The Trade Remedies Authority was founded by the government in March 2019 to remedy unfair trading practices, a role which used to be handled by the European Union.
Initially a part of the department for international trade, Trade Remedies Authority became an independent organisation in May 2021.
Since it was established, the Trade Remedies Authority has been based in Reading, with its offices at North Gate House in Valpy Street.
It employs around 150 people with specialists in trade law, administration and investigations.
Explaining what the organisation does, Simon Walker CBE, chair of the authority, said: “It was set up to deal with trade issues where there’s dumping, which is where another country such as China which has over-production of a good may dump its spare capacity on the British market, that could damage industry in this country.
“Either because it’s sold below the market price, or because it benefits from unfair subsidies.
“For example this may be where a government subsidises an industry that we don’t subsidise in this country.
“So our industries aren’t competing on a level playing field. But we’re also conscious of the needs of consumers for well-priced goods.
“So our work is about balancing consumer interests with producer interests which can be quite a difficult issue. And that’s what we do. Basically, we try to create a balance and make recommendations to the government.”
Specifically, the Trade Remedies Authority reports to the secretary of state for business and trade, Kemi Badenoch, Conservative MP for Saffron Walden.
Mr Walker added: “All these issues were dealt with by the EU before for the whole union. So it’s only since we left the EU that this has become relevant.”
The Local Democracy Reporting Service (LDRS) spoke with him at a staff celebration of the second anniversary of the launch of the Trade Remedies Authority held at Park House at the University of Reading.
During the meeting, there was discussion of the authority moving locations.
But luckily, the authority will be staying in the town, just in a new building.
Mr Walker clarified: “We are Reading organisation.
“We have 150 people in our office in central Reading.
“And we’re actually moving offices, but we’re staying in central reading.
“More than a third of our staff live in and around Reading. And that’s part of the government’s measure to take authorities like this one out of central London, and I welcome it.
“I love Reading. I’s a great place to be.”
He added: “One of the great things about Reading is it’s very easy to get to from other parts of the country.
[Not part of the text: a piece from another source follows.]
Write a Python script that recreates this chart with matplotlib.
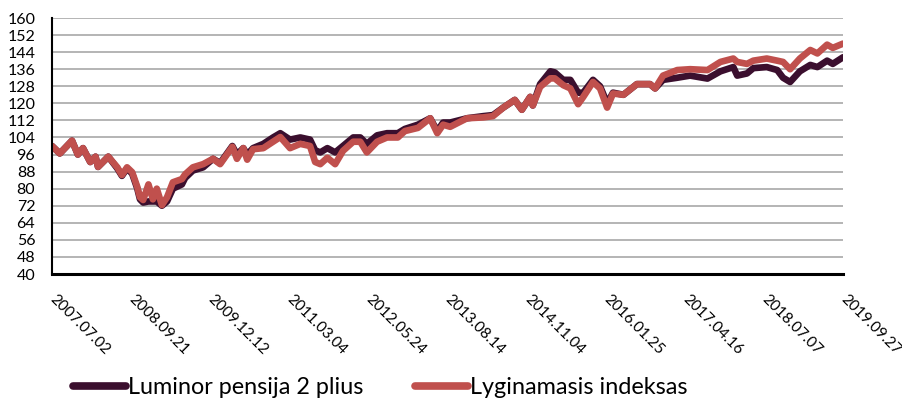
import matplotlib
matplotlib.use("Agg")
import matplotlib.pyplot as plt
import pandas as pd

# sample dates
dates = [
    "2007-07-02", "2007-08-15", "2007-10-23", "2007-11-25", "2007-12-24",
    "2008-02-03", "2008-03-04", "2008-03-18", "2008-05-15", "2008-07-05",
    "2008-07-31", "2008-08-29", "2008-09-27", "2008-10-26", "2008-11-10",
    "2008-11-28", "2008-12-28", "2009-01-22", "2009-02-13", "2009-03-14",
    "2009-04-12", "2009-05-15", "2009-07-05", "2009-07-23", "2009-09-05",
    "2009-11-02", "2009-12-28", "2010-02-06", "2010-04-16", "2010-05-12",
    "2010-06-17", "2010-07-09", "2010-08-11", "2010-10-08", "2010-12-02",
    "2011-01-12", "2011-03-08", "2011-05-05", "2011-06-29", "2011-07-28",
    "2011-08-26", "2011-10-05", "2011-11-18", "2012-01-01", "2012-02-28",
    "2012-04-08", "2012-05-15", "2012-07-12", "2012-09-06", "2012-11-06",
    "2012-12-16", "2013-02-28", "2013-05-08", "2013-06-17", "2013-07-20",
    "2013-08-29", "2013-12-02", "2014-03-04", "2014-04-28", "2014-06-25",
    "2014-08-29", "2014-10-08", "2014-11-24", "2014-12-09", "2015-01-19",
    "2015-03-18", "2015-04-12", "2015-05-30", "2015-07-09", "2015-08-22",
    "2015-09-20", "2015-11-14", "2015-12-24", "2016-02-02", "2016-03-06",
    "2016-05-04", "2016-07-19", "2016-10-01", "2016-10-30", "2016-12-14",
    "2017-03-04", "2017-05-16", "2017-08-22", "2017-11-03", "2018-01-15",
    "2018-02-06", "2018-04-02", "2018-05-08", "2018-07-23", "2018-09-20",
    "2018-10-23", "2018-12-02", "2019-01-26", "2019-03-26", "2019-05-05",
    "2019-06-29", "2019-07-31", "2019-09-27",
]

fund = [
    100, 96.5, 102.5, 96, 99, 92.5, 95, 90.2, 95, 89.5,
    86, 89.5, 87, 80, 75, 73.5, 74, 74, 74, 72,
    74, 80, 82, 85, 88.5, 90, 94, 92, 100, 96,
    99, 96, 99, 101, 104, 106, 103, 104, 103, 98,
    97, 99, 97, 100, 104, 104, 101, 105, 106, 106,
    108, 110, 113, 107, 111, 111, 113, 114, 114.5, 118,
    121.6, 117, 123, 119, 129, 135, 134.5, 131, 131, 125,
    125, 131, 128, 120, 125, 124, 129, 129, 127, 131,
    132, 133, 131.6, 135, 137, 133, 134, 136.5, 137, 135.6,
    132, 130, 135, 138, 137, 140, 138.5, 141.6,
]

index = [
    100, 96.5, 102.5, 96, 99, 92.5, 95, 90.2, 95, 90,
    86.4, 90, 87.7, 80.8, 76, 74.7, 82, 75, 80, 72.3,
    76, 83, 84.5, 86.7, 90, 91.5, 94, 91.5, 99.6, 94,
    99, 93.6, 98.5, 99, 102, 104.2, 99, 101, 100, 92.5,
    91.5, 94.5, 91.5, 97.7, 102, 102, 97, 102, 104, 104,
    107, 108.5, 113, 106, 110, 109, 113, 113.4, 114, 118,
    121.6, 117, 123, 119, 127.7, 131.7, 131.7, 128.5, 127, 119.6,
    123, 130, 127, 118, 124.6, 124, 129, 129, 127, 133,
    135.6, 136, 135.6, 139.4, 141, 139.4, 138.5, 140, 141, 140,
    139.4, 136, 141, 145, 143.4, 147.5, 146, 148,
]

tick_dates = [
    "2007-07-02", "2008-09-21", "2009-12-12", "2011-03-04", "2012-05-24",
    "2013-08-14", "2014-11-04", "2016-01-25", "2017-04-16", "2018-07-07",
    "2019-09-27",
]
y_ticks = list(range(40, 161, 8))

plt.rcParams['font.family'] = ['Lato', 'DejaVu Sans']

x = pd.to_datetime(dates)
xt = pd.to_datetime(tick_dates)

fig = plt.figure(figsize=(9.03, 4.0), dpi=100)
ax = fig.add_axes([0.0576, 0.315, 0.876, 0.64])

ax.plot(x, fund, color='#3b0f2e', lw=4.8, label='Luminor pensija 2 plius',
        solid_joinstyle='round', solid_capstyle='round')
ax.plot(x, index, color='#c0504d', lw=4.8, label='Lyginamasis indeksas',
        solid_joinstyle='round', solid_capstyle='round')

ax.set_xlim(xt[0], xt[-1])
ax.set_ylim(40, 160)
ax.set_yticks(y_ticks)
ax.set_xticks(xt)
ax.set_xticklabels([d.strftime('%Y.%m.%d') for d in xt], rotation=-45,
                   rotation_mode='anchor', ha='left', va='center', fontsize=11)
ax.tick_params(axis='x', length=0, pad=17)
ax.tick_params(axis='y', length=0, pad=12, labelsize=11.5)

ax.yaxis.grid(True, color='#b4b4b4', lw=1.4)
ax.set_axisbelow(True)
for s in ['top', 'right']:
    ax.spines[s].set_visible(False)
ax.spines['left'].set_linewidth(1.5)
ax.spines['bottom'].set_linewidth(2.2)

leg = fig.legend(loc='center', bbox_to_anchor=(0.421, 0.032), ncol=2, frameon=False,
                 fontsize=16.8, handlelength=2.3, handletextpad=0.08, columnspacing=2.2,
                 borderpad=0)
for line in leg.get_lines():
    line.set_linewidth(5.5)

plt.savefig('out.png', dpi=100)
plt.close(fig)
And, of course, with hybrid working, that has meant that a lot of our people work from home a lot of the time.
“So in some ways, we’ve made a virtue of necessity, and adapted our own work style to the circumstances, but Reading is a great place to do it.”
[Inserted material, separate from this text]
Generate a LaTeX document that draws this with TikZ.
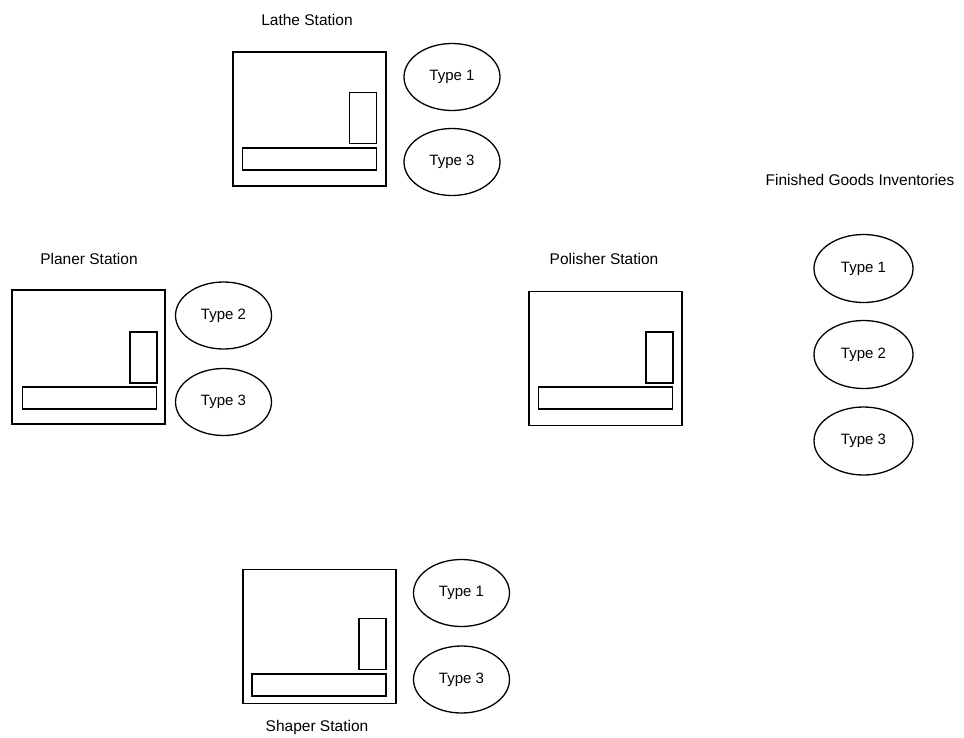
\documentclass[tikz,border=0pt]{standalone}
\usepackage{fontspec}
\setmainfont{Liberation Sans}
\usetikzlibrary{shapes.geometric}
\begin{document}
\begin{tikzpicture}[x=1pt,y=-1pt,
  stationbox/.style={draw, line width=1.6pt, rectangle, inner sep=0pt, minimum width=153pt, minimum height=134pt},
  slotbox/.style={draw, line width=1.6pt, rectangle, inner sep=0pt, minimum width=27pt, minimum height=51pt},
  barbox/.style={draw, line width=1.6pt, rectangle, inner sep=0pt, minimum width=134pt, minimum height=22pt},
  inv/.style={draw, line width=1.3pt, ellipse, inner sep=0pt, minimum width=96pt, minimum height=67pt, font=\fontsize{15}{17}\selectfont},
  fginv/.style={inv, minimum width=99pt, minimum height=68pt},
  lbl/.style={inner sep=0pt, font=\fontsize{15.5}{18}\selectfont}]
\useasboundingbox (0,0) rectangle (964,737);
% Lathe
\node[lbl] (lathelbl) at (307,20) {Lathe Station};
\node[stationbox] (lathe) at (309.5,119) {};
\node[slotbox] (latheslot) at (363,118) {};
\node[barbox] (lathebar) at (309.5,159) {};
\node[inv] (latheA) at (452,77) {Type 1};
\node[inv] (latheC) at (452,162) {Type 3};
% Planer
\node[lbl] (planerlbl) at (89,259) {Planer Station};
\node[stationbox] (planer) at (88.5,357) {};
\node[slotbox] (planerslot) at (143.5,357.5) {};
\node[barbox] (planerbar) at (89.5,398) {};
\node[inv] (planerB) at (223.5,315.5) {Type 2};
\node[inv] (planerC) at (223.5,402) {Type 3};
% Polisher
\node[lbl] (polisherlbl) at (604,259) {Polisher Station};
\node[stationbox] (polisher) at (605.5,358.5) {};
\node[slotbox] (polisherslot) at (659.5,357.5) {};
\node[barbox] (polisherbar) at (605.5,398) {};
% Finished goods
\node[lbl] (fglbl) at (860,180) {Finished Goods Inventories};
\node[fginv] (fgA) at (863.5,268.5) {Type 1};
\node[fginv] (fgB) at (863.5,354.5) {Type 2};
\node[fginv] (fgC) at (863.5,441) {Type 3};
% Shaper
\node[stationbox] (shaper) at (319.5,636.5) {};
\node[slotbox] (shaperslot) at (372.5,644) {};
\node[barbox] (shaperbar) at (319,685) {};
\node[lbl] (shaperlbl) at (317,727) {Shaper Station};
\node[inv] (shaperA) at (461.5,593) {Type 1};
\node[inv] (shaperC) at (461.5,679.5) {Type 3};
\end{tikzpicture}
\end{document}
The authority is not due to move until Spring next year.
Mr Walker predicted that staff levels will remain the same following the move.
He said: “I think it’ll probably stay around 140-150 mark, we are being given new powers to help in the case of free trade agreements.
For instance, if there were to be a dispute about the consequence of a free trade agreement, itt could be that will lead to an increase in staff, but nothing is confirmed yet.
“We’re not talking huge numbers. But if we’re given additional responsibilities, the staff numbers could grow.”
In an interview, the LDRS asked Mr Walker for an examples of recommendations that authority has made and where it has suggest tariffs.
He said: “Chinese steel is the one that’s attracted a lot of attention, steel and basic metal products. But there are other examples, too. One of the first issues we did was about frozen trout from Turkey.
“I go to Morrison’s that’s where I buy trout, and it’s frozen, and it comes from Turkey. But the question is, is that subsidised unfairly by the Turkish Government?
“We ended up recommending keeping a small tariff in place for five years to correct the balance – between 1.5% and 9.5% for different companies exporting the goods.
“You can still buy frozen trout and Morrison’s if you want to. But it gives consunmers more options. So that’s a basic example that relates to consumers directly.”
Mr Walker added that the authority has also carried out a number of investigations relating to the trade of building materials as well, such as the aluminium for window frames and steel used in the structure of buildings.
Mr Walker said: “What we’re saying is ‘Hang on the Chinese government or the Turkish government or whoever is unfairly subsidising their industries.
“And a subsidy applied by a foreign government isn’t necessarily handing out cash. It could be providing a free building, for example, or it could be supplyinh much cheaper energy, the Russian government might provide cheap gas or cheap oil to industry, there are a number of ways of defining subsidies that we need to consider.”
Mr Walker is the first chair of the authority, but he is due to step down when his tenure completes in the coming months, with a search taking place for his successor.